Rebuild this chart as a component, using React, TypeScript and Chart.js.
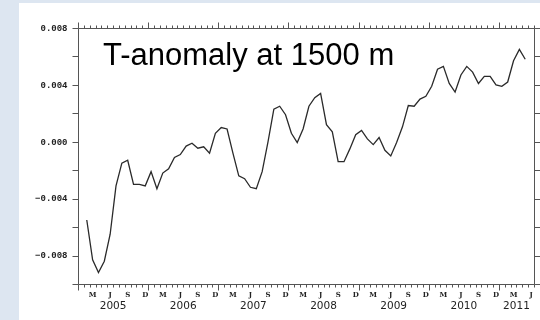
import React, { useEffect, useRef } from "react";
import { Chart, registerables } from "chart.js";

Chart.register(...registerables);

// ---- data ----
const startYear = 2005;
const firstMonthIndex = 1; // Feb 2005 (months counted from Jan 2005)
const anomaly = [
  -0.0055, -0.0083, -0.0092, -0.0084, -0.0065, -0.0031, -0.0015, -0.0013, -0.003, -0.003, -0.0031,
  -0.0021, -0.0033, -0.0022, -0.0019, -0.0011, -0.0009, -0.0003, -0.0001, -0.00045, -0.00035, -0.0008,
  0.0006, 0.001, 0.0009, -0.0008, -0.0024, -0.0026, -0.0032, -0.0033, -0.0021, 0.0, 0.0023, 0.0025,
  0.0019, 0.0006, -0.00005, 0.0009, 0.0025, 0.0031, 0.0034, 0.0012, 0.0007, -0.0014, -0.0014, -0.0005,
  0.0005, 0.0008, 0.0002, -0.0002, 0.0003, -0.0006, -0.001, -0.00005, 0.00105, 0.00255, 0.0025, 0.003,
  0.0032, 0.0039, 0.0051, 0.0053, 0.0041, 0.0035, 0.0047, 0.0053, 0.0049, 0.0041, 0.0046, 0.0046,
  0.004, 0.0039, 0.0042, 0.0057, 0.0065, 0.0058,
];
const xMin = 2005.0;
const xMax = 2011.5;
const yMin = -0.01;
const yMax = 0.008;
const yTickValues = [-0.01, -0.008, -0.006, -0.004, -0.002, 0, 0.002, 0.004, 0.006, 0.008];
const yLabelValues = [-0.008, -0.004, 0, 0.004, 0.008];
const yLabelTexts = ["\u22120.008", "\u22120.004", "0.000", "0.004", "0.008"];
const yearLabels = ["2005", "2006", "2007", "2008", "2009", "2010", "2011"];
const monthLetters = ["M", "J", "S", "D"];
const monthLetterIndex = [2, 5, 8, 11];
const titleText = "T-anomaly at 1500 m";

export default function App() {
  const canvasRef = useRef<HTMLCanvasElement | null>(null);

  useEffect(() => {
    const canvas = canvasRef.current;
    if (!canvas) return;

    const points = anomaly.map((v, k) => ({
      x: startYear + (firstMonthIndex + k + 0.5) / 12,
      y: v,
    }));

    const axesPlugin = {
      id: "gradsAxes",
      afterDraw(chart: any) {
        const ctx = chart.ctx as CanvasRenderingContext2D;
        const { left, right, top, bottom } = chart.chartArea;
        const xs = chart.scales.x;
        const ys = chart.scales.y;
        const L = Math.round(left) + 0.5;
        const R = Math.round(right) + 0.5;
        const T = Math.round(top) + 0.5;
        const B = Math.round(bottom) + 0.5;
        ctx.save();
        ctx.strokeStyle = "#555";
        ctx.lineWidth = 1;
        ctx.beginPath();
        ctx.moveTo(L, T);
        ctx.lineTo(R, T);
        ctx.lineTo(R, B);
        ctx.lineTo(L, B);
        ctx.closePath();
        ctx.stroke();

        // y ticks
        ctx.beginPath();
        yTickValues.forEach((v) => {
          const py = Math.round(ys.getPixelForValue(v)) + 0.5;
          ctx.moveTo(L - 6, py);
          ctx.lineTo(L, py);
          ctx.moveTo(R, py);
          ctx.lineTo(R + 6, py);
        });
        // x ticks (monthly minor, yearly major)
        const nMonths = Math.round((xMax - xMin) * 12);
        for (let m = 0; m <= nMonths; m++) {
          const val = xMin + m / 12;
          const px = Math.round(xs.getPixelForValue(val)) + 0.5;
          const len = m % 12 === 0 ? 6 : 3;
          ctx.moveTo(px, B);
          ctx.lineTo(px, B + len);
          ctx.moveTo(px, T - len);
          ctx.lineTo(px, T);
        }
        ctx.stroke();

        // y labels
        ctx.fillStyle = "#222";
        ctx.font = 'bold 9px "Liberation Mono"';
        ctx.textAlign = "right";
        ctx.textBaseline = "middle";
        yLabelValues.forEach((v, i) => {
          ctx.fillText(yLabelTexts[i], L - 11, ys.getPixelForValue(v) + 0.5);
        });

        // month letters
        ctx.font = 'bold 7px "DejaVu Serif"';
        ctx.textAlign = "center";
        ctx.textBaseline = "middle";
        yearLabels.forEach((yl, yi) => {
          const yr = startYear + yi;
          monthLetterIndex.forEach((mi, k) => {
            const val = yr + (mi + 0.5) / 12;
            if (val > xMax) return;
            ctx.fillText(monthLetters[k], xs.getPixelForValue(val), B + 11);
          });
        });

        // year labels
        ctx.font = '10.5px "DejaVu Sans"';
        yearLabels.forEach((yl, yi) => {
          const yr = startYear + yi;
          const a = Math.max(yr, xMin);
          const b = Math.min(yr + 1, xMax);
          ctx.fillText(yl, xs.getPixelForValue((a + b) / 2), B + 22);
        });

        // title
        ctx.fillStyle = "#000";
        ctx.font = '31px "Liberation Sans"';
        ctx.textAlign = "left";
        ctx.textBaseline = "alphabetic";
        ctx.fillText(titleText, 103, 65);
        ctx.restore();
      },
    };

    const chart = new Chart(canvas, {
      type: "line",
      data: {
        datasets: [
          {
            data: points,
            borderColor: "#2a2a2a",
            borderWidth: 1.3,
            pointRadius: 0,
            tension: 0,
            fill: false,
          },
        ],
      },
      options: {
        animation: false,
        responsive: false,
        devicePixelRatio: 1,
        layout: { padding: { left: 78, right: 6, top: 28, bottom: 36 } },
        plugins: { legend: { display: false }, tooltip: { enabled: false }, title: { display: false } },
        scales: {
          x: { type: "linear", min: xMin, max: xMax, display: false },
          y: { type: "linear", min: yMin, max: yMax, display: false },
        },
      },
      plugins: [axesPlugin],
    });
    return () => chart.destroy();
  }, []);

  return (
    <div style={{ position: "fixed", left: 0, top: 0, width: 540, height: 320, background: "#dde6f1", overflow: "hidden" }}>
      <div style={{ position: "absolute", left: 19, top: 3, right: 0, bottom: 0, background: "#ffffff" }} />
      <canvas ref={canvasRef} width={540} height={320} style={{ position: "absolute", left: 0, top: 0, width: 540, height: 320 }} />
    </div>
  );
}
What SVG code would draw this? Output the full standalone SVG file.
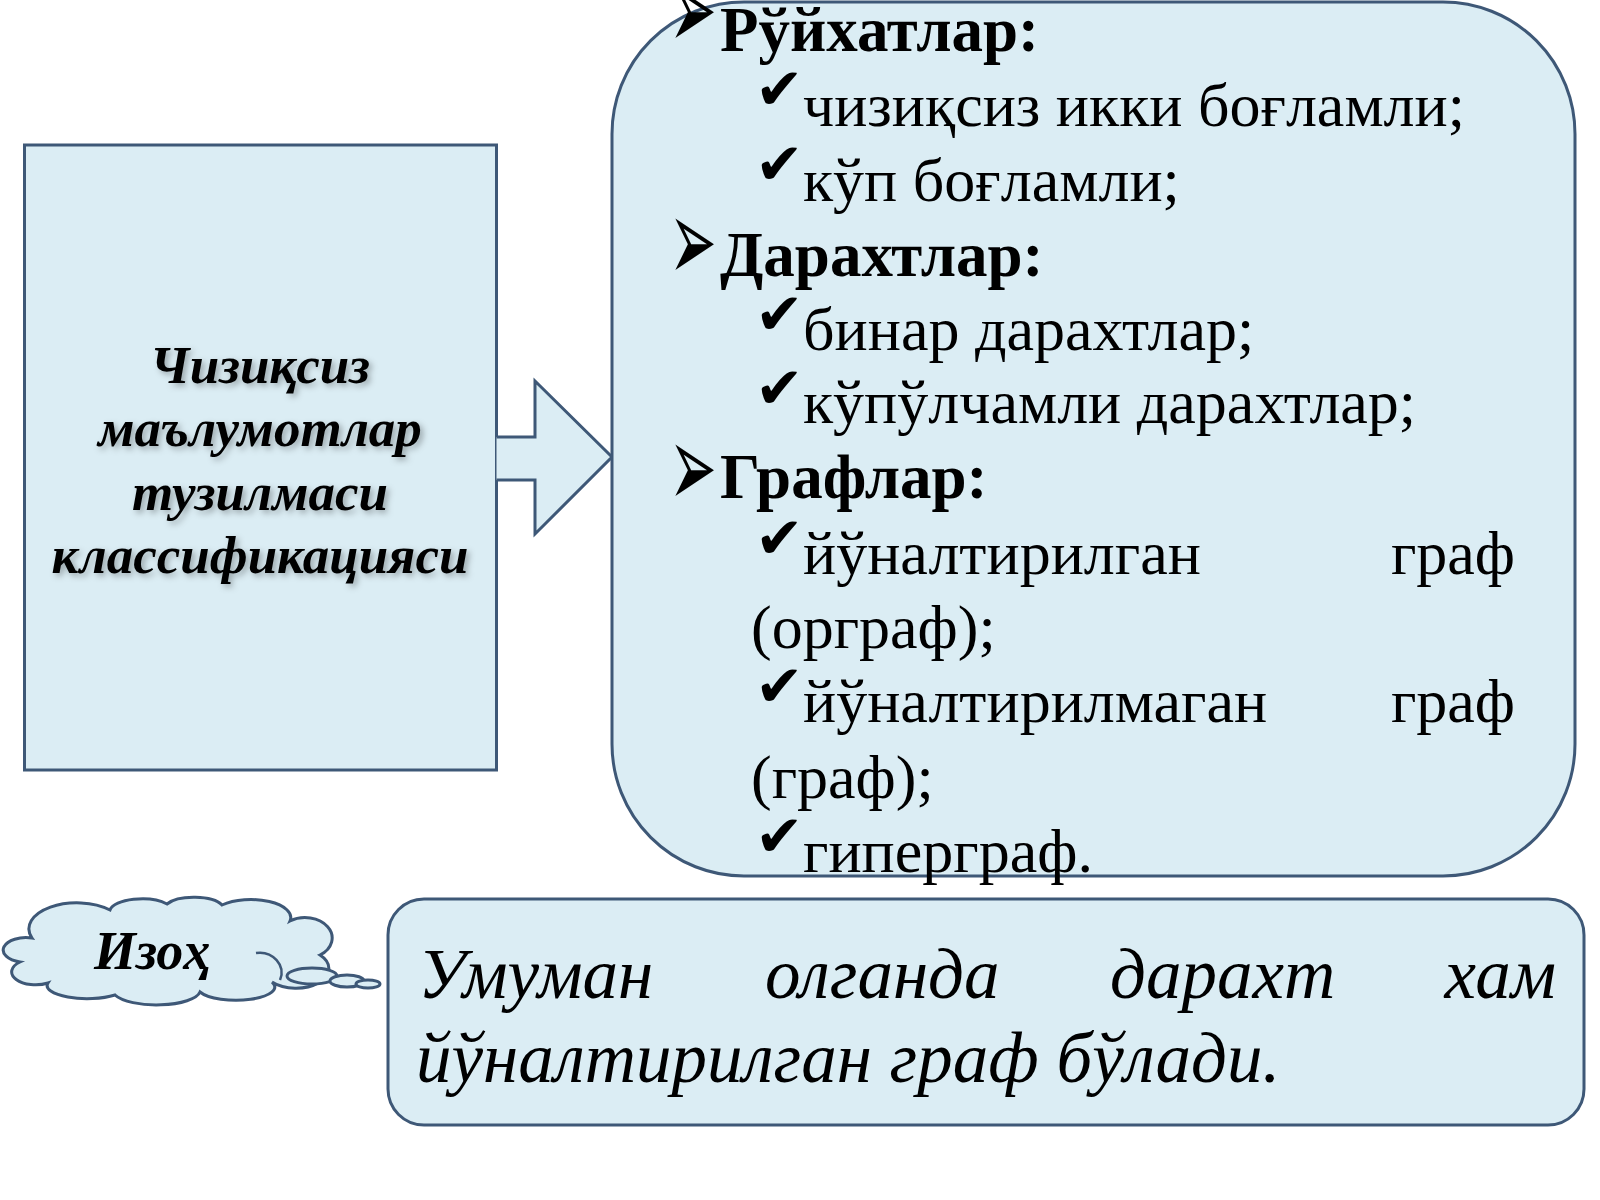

^^^^^^^^^^^^^^^^

> Exercise directions: Quote the full listing above word for word; exclude every picture from the copy.

> Solution:
Rebuild this chart as a component, using React, TypeScript and Chart.js.
import React, { useEffect, useRef } from "react";
import { Chart, registerables } from "chart.js";

Chart.register(...registerables);

// ---- data ----
const startYear = 2005;
const firstMonthIndex = 1; // Feb 2005 (months counted from Jan 2005)
const anomaly = [
  -0.0055, -0.0083, -0.0092, -0.0084, -0.0065, -0.0031, -0.0015, -0.0013, -0.003, -0.003, -0.0031,
  -0.0021, -0.0033, -0.0022, -0.0019, -0.0011, -0.0009, -0.0003, -0.0001, -0.00045, -0.00035, -0.0008,
  0.0006, 0.001, 0.0009, -0.0008, -0.0024, -0.0026, -0.0032, -0.0033, -0.0021, 0.0, 0.0023, 0.0025,
  0.0019, 0.0006, -0.00005, 0.0009, 0.0025, 0.0031, 0.0034, 0.0012, 0.0007, -0.0014, -0.0014, -0.0005,
  0.0005, 0.0008, 0.0002, -0.0002, 0.0003, -0.0006, -0.001, -0.00005, 0.00105, 0.00255, 0.0025, 0.003,
  0.0032, 0.0039, 0.0051, 0.0053, 0.0041, 0.0035, 0.0047, 0.0053, 0.0049, 0.0041, 0.0046, 0.0046,
  0.004, 0.0039, 0.0042, 0.0057, 0.0065, 0.0058,
];
const xMin = 2005.0;
const xMax = 2011.5;
const yMin = -0.01;
const yMax = 0.008;
const yTickValues = [-0.01, -0.008, -0.006, -0.004, -0.002, 0, 0.002, 0.004, 0.006, 0.008];
const yLabelValues = [-0.008, -0.004, 0, 0.004, 0.008];
const yLabelTexts = ["\u22120.008", "\u22120.004", "0.000", "0.004", "0.008"];
const yearLabels = ["2005", "2006", "2007", "2008", "2009", "2010", "2011"];
const monthLetters = ["M", "J", "S", "D"];
const monthLetterIndex = [2, 5, 8, 11];
const titleText = "T-anomaly at 1500 m";

export default function App() {
  const canvasRef = useRef<HTMLCanvasElement | null>(null);

  useEffect(() => {
    const canvas = canvasRef.current;
    if (!canvas) return;

    const points = anomaly.map((v, k) => ({
      x: startYear + (firstMonthIndex + k + 0.5) / 12,
      y: v,
    }));

    const axesPlugin = {
      id: "gradsAxes",
      afterDraw(chart: any) {
        const ctx = chart.ctx as CanvasRenderingContext2D;
        const { left, right, top, bottom } = chart.chartArea;
        const xs = chart.scales.x;
        const ys = chart.scales.y;
        const L = Math.round(left) + 0.5;
        const R = Math.round(right) + 0.5;
        const T = Math.round(top) + 0.5;
        const B = Math.round(bottom) + 0.5;
        ctx.save();
        ctx.strokeStyle = "#555";
        ctx.lineWidth = 1;
        ctx.beginPath();
        ctx.moveTo(L, T);
        ctx.lineTo(R, T);
        ctx.lineTo(R, B);
        ctx.lineTo(L, B);
        ctx.closePath();
        ctx.stroke();

        // y ticks
        ctx.beginPath();
        yTickValues.forEach((v) => {
          const py = Math.round(ys.getPixelForValue(v)) + 0.5;
          ctx.moveTo(L - 6, py);
          ctx.lineTo(L, py);
          ctx.moveTo(R, py);
          ctx.lineTo(R + 6, py);
        });
        // x ticks (monthly minor, yearly major)
        const nMonths = Math.round((xMax - xMin) * 12);
        for (let m = 0; m <= nMonths; m++) {
          const val = xMin + m / 12;
          const px = Math.round(xs.getPixelForValue(val)) + 0.5;
          const len = m % 12 === 0 ? 6 : 3;
          ctx.moveTo(px, B);
          ctx.lineTo(px, B + len);
          ctx.moveTo(px, T - len);
          ctx.lineTo(px, T);
        }
        ctx.stroke();

        // y labels
        ctx.fillStyle = "#222";
        ctx.font = 'bold 9px "Liberation Mono"';
        ctx.textAlign = "right";
        ctx.textBaseline = "middle";
        yLabelValues.forEach((v, i) => {
          ctx.fillText(yLabelTexts[i], L - 11, ys.getPixelForValue(v) + 0.5);
        });

        // month letters
        ctx.font = 'bold 7px "DejaVu Serif"';
        ctx.textAlign = "center";
        ctx.textBaseline = "middle";
        yearLabels.forEach((yl, yi) => {
          const yr = startYear + yi;
          monthLetterIndex.forEach((mi, k) => {
            const val = yr + (mi + 0.5) / 12;
            if (val > xMax) return;
            ctx.fillText(monthLetters[k], xs.getPixelForValue(val), B + 11);
          });
        });

        // year labels
        ctx.font = '10.5px "DejaVu Sans"';
        yearLabels.forEach((yl, yi) => {
          const yr = startYear + yi;
          const a = Math.max(yr, xMin);
          const b = Math.min(yr + 1, xMax);
          ctx.fillText(yl, xs.getPixelForValue((a + b) / 2), B + 22);
        });

        // title
        ctx.fillStyle = "#000";
        ctx.font = '31px "Liberation Sans"';
        ctx.textAlign = "left";
        ctx.textBaseline = "alphabetic";
        ctx.fillText(titleText, 103, 65);
        ctx.restore();
      },
    };

    const chart = new Chart(canvas, {
      type: "line",
      data: {
        datasets: [
          {
            data: points,
            borderColor: "#2a2a2a",
            borderWidth: 1.3,
            pointRadius: 0,
            tension: 0,
            fill: false,
          },
        ],
      },
      options: {
        animation: false,
        responsive: false,
        devicePixelRatio: 1,
        layout: { padding: { left: 78, right: 6, top: 28, bottom: 36 } },
        plugins: { legend: { display: false }, tooltip: { enabled: false }, title: { display: false } },
        scales: {
          x: { type: "linear", min: xMin, max: xMax, display: false },
          y: { type: "linear", min: yMin, max: yMax, display: false },
        },
      },
      plugins: [axesPlugin],
    });
    return () => chart.destroy();
  }, []);

  return (
    <div style={{ position: "fixed", left: 0, top: 0, width: 540, height: 320, background: "#dde6f1", overflow: "hidden" }}>
      <div style={{ position: "absolute", left: 19, top: 3, right: 0, bottom: 0, background: "#ffffff" }} />
      <canvas ref={canvasRef} width={540} height={320} style={{ position: "absolute", left: 0, top: 0, width: 540, height: 320 }} />
    </div>
  );
}
What SVG code would draw this? Output the full standalone SVG file.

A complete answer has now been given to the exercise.